Mais d'avoir « des portes d'entrée supplémentaires pour ne pas laisser des patients emboliser les services d'urgence et puis prendre en charge les patients dès que possible », décortique Daniel Guillerm.

Droit de prescription

« On pense souvent à l'infirmière libérale, mais ça va changer les choses pour les infirmières de l’Éducation nationale, infirmières au travail, etc », éclaire Grégory Caumes. Il y a 640 000 infirmiers en France (plus de 80% sont des femmes, selon les dernières données), dont 145 000 en libéral.

Ce projet de loi induit aussi « un droit de prescription », prolonge Grégory Caumes: « en gros des prescriptions simples, notamment certains antalgiques de niveau 1, comme le paracétamol, le Doliprane, par exemple ».

« Il est quand même assez fou qu'un patient puisse acheter en pharmacie des antidouleurs et qu'une infirmière, notamment à l'hôpital, face à un patient qui souffre, ne puisse pas lui donner un antalgique de premier niveau », appuie Sylvaine Mazière-Tauran.

Le projet de loi valorise également le regard de l'infirmier qui se déplace à domicile et « voit votre environnement, comment vous vous nourrissez et peut faire un accompagnement d'éducation thérapeutique », décrypte Grégory Caumes.

C'est ce que Ghislaine Sicre appelle « une photographie du patient », importante parce que « parfois, le patient va aller chez le médecin, mais il y a des choses qu'il n'explique pas forcément ». « On donnera beaucoup d'éléments au médecin sur la prise en charge à l'instant T », ajoute la responsable de Convergence infirmière.

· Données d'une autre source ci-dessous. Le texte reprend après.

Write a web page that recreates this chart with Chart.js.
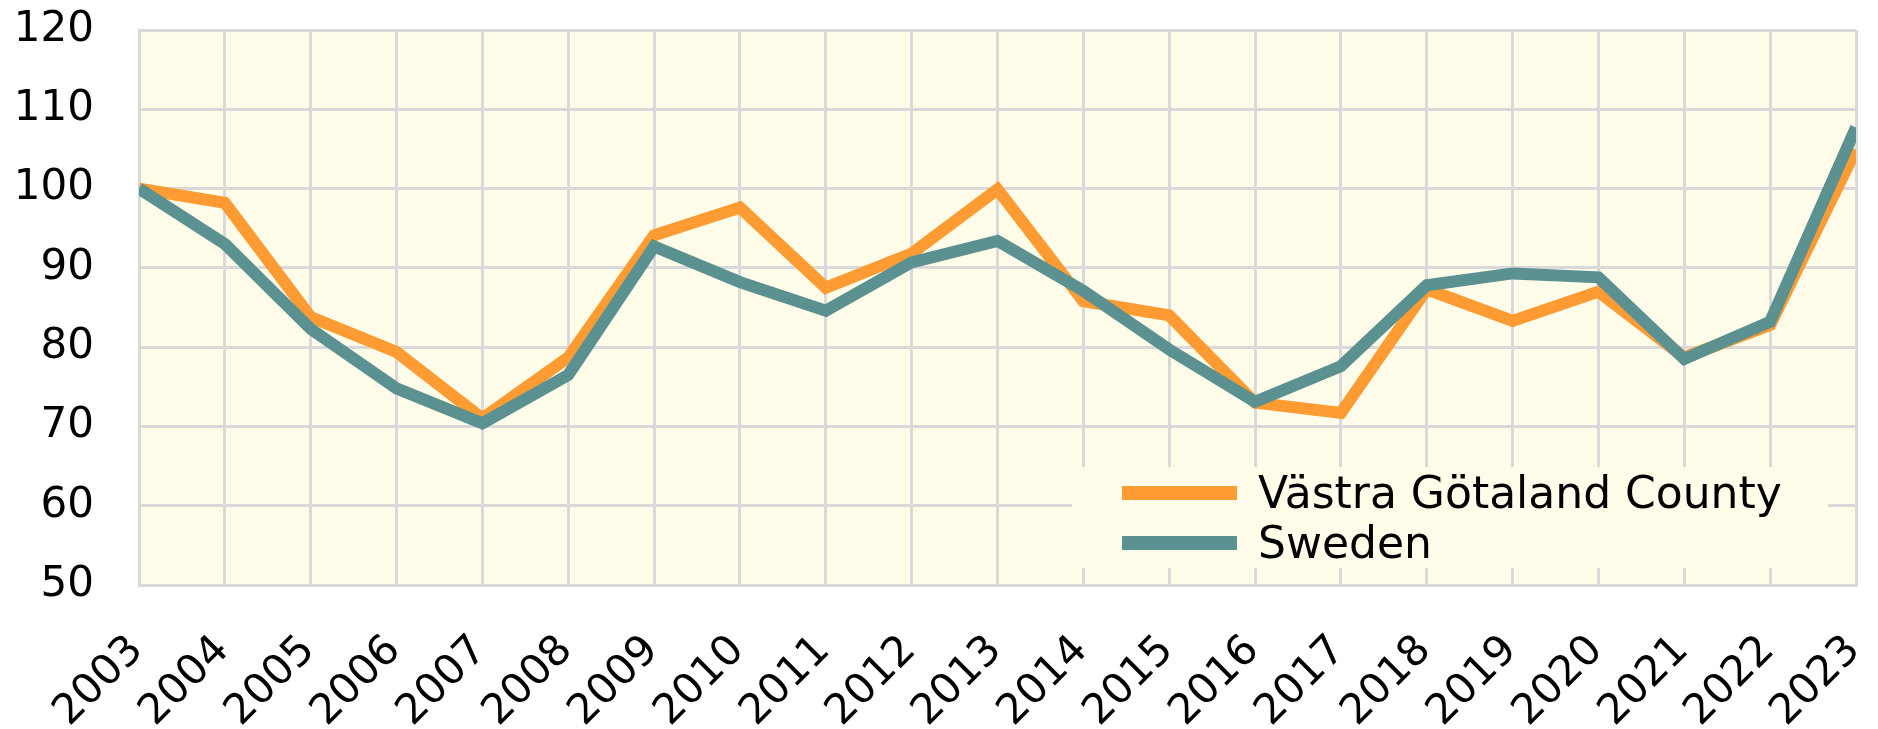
<!DOCTYPE html>
<html>
<head>
<meta charset="utf-8">
<script src="https://cdn.jsdelivr.net/npm/chart.js@4/dist/chart.umd.min.js"></script>
<style>
  html, body { margin: 0; padding: 0; background: #ffffff; }
  #wrap { width: 1878px; height: 729px; }
</style>
</head>
<body>
<div id="wrap"><canvas id="chart" width="1878" height="729"></canvas></div>
<script>
// Data (index, 2003 = 100)
const years = ['2003', '2004', '2005', '2006', '2007', '2008', '2009', '2010', '2011', '2012',
  '2013', '2014', '2015', '2016', '2017', '2018', '2019', '2020', '2021', '2022', '2023'];
const vastraGotaland = [100, 98.2, 83.8, 79.4, 71.0, 78.7, 94.1, 97.6, 87.5, 91.8,
  99.9, 85.8, 84.0, 73.0, 71.7, 87.3, 83.3, 87.0, 78.7, 82.8, 104.9];
const sweden = [100, 93.0, 82.3, 74.8, 70.4, 76.5, 92.7, 88.2, 84.6, 90.7,
  93.4, 87.1, 79.7, 73.1, 77.6, 87.8, 89.3, 88.8, 78.5, 83.2, 107.7];
const seriesNames = ['Västra Götaland County', 'Sweden'];
const yTicks = [50, 60, 70, 80, 90, 100, 110, 120];

const ORANGE = '#ff9b33';
const TEAL = '#5c9191';
const PLOT_BG = '#fffde9';
const GRID = '#d9d9d9';
const FONT = "'DejaVu Sans', Verdana, sans-serif";

// plot background
const plotBg = {
  id: 'plotBg',
  beforeDraw(chart) {
    const { ctx, chartArea: a } = chart;
    ctx.save();
    ctx.fillStyle = PLOT_BG;
    ctx.fillRect(a.left, a.top, a.right - a.left, a.bottom - a.top);
    ctx.restore();
  }
};

// legend sitting in the lower right of the plot, covering the grid
const boxLegend = {
  id: 'boxLegend',
  afterDatasetsDraw(chart) {
    const { ctx, chartArea: a } = chart;
    const boxW = 756, boxH = 101;
    const x0 = a.right - 28 - boxW;
    const y0 = a.bottom - 17 - boxH;
    ctx.save();
    ctx.fillStyle = PLOT_BG;
    ctx.fillRect(x0, y0, boxW, boxH);
    ctx.font = '44px ' + FONT;
    ctx.textBaseline = 'alphabetic';
    ctx.textAlign = 'left';
    // legend order follows the data order, not the draw order
    const ds = [...chart.data.datasets].sort((p, q) => p.legendIndex - q.legendIndex);
    ds.forEach((d, i) => {
      const rowY = y0 + i * 50;
      ctx.fillStyle = d.borderColor;
      ctx.fillRect(x0 + 50, rowY + 19, 115, 14);
      ctx.fillStyle = '#000';
      ctx.fillText(d.label, x0 + 186, rowY + 41);
    });
    ctx.restore();
  }
};

new Chart(document.getElementById('chart'), {
  type: 'line',
  data: {
    labels: years,
    datasets: [
      {
        label: seriesNames[0],
        data: vastraGotaland,
        borderColor: ORANGE,
        borderWidth: 12,
        order: 2,
        legendIndex: 0
      },
      {
        label: seriesNames[1],
        data: sweden,
        borderColor: TEAL,
        borderWidth: 12,
        order: 1, // Sweden is drawn on top
        legendIndex: 1
      }
    ]
  },
  options: {
    responsive: false,
    animation: false,
    devicePixelRatio: 1,
    layout: { padding: { top: 30, right: 22, left: 0, bottom: 0 } },
    elements: {
      point: { radius: 0, hoverRadius: 0 },
      line: { tension: 0, borderJoinStyle: 'miter', borderCapStyle: 'butt', fill: false }
    },
    datasets: { line: { clip: 0 } },
    plugins: {
      legend: { display: false },
      tooltip: { enabled: false }
    },
    scales: {
      x: {
        offset: false,
        grid: { color: GRID, lineWidth: 3, drawTicks: false },
        border: { color: GRID, width: 3 },
        ticks: {
          color: '#000',
          font: { family: FONT, size: 42 },
          minRotation: 45,
          maxRotation: 45,
          autoSkip: false,
          padding: 41,
          labelOffset: -2
        },
        afterFit(scale) {
          scale.height = 144;
          scale.paddingLeft = 0;
          scale.paddingRight = 0;
        }
      },
      y: {
        min: 50,
        max: 120,
        afterBuildTicks(scale) {
          scale.ticks = yTicks.map(v => ({ value: v }));
        },
        grid: { color: GRID, lineWidth: 3, drawTicks: false },
        border: { color: GRID, width: 3 },
        ticks: {
          color: '#000',
          font: { family: FONT, size: 42 },
          padding: 45
        },
        afterFit(scale) {
          scale.width = 139;
          scale.paddingTop = 0;
          scale.paddingBottom = 0;
        }
      }
    }
  },
  plugins: [plotBg, boxLegend]
});
</script>
</body>
</html>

https://www.whatsupdoc-lemag.fr/article/il-faut-former-plus-dinfirmieres-dici-2050-il-en-manque-4-000-par-pour-repondre-au

Cette loi doit enfin gommer certaines situations ubuesques. Comme quand un infirmier, confronté à un soin imprévu, le traitait, sans ordonnance. « Si la patiente ne voyait son médecin que deux jours après, vous avez des médecins qui refusaient d'antidater les actes, la prescription, et donc vous étiez de votre poche en tant qu'infirmier », raconte Daniel Guillerm.